Flute Hand Position

A GOOD EXAMPLE

What is a good flute hand position? A picture is worth a thousand words. Earlier this year I wrote about a couple of my flute pet peeves. Here is another pet peeve…not playing with a good hand position.

But first, let’s talk about WHY a good hand position is important.

I believe that if you have a natural, relaxed hand position and keep your fingers close to the keys then it makes your playing sound more clean. What’s good about the example in the picture above? Fingers have a natural curve, they are properly centered on the keys, and the left thumb is straight and pointing upward.

The most important thing with your hand position is to stay as relaxed as possible. Having a former teacher with serious hand problems and experiencing some of my own through the years, it has reinforced to me the critical need for a proper hand position.

Right hand thumb is under the index.

If you drop your right hand to the side and stand relaxed, notice your natural hand position. Where does the thumb naturally fall? For everyone I’ve ever taught, the thumb naturally falls in front of the index finger. Bring that naturally shaped hand position upward and insert your flute, keeping the right thumb under the index finger as shown in the photo above. Be careful to not let it poke out too much. It should be under the flute to help support and balance the flute.

Left hand thumb is straight and pointed upward.

While it is necessary to curve the left index finger, the left thumb should be straight and pointed upward. I used to play with a bent left hand thumb. Then one of my teachers suggested to keep it straight since that is a more natural position. I’ve never gone back to a curved left hand thumb. It feels so much more relaxed being straight instead of curved.

While the above photo shows a good placement of the left hand thumb, the right hand fingers fall into the category of what I call “flying fingers”.

These two photos below demonstrate the fingers flying high away from the flute and they also show how some of the other fingers are not even close to the keys. The photo on the left shows the left hand placed too far up the flute. (But how nice of her friend to act as a music stand so she can practice outside. Way to go, girls. Nice teamwork!) The ring finger and pinky are too far away from the keys they will depress. The photo on the right shows even more dramatically what NOT to do with your left hand ring finger and pinky.
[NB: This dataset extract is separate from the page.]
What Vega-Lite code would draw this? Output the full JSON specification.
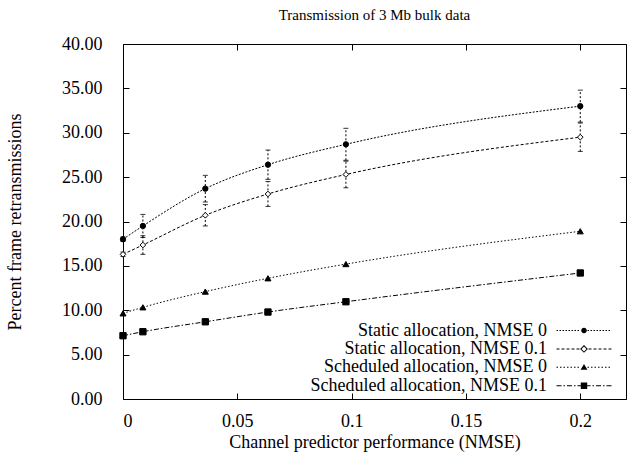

Notice how they are not even near the keys.

When the fingers are placed on the flute, they should be curved and relaxed with the finger tips or fleshy part of the finger resting just barely above the center of the keys. To work on this concept try playing your favorite scale while keeping your fingers actually touching the keys when you lift them up and that will help you understand what little movement is needed to change notes. The goal should be minimal movement of the fingers.

Even though this image below is computer generated, it gives a good example of a proper hand position.

In conclusion:

  • Keep fingers as naturally shaped as possible.
  • Limit any unnecessary tension in the hands and fingers.
  • Curve the fingers.
  • Keep the right hand thumb directly under the index finger and slightly pulled back.
  • Keep the left hand thumb straight and pointing upward.
  • When playing, keep the fingers close to the center of the keys and avoid flying fingers.
  • Above all, remember that a relaxed position is a better position.

Let a mirror be your best friend when trying to improve your flute hand position. Good luck!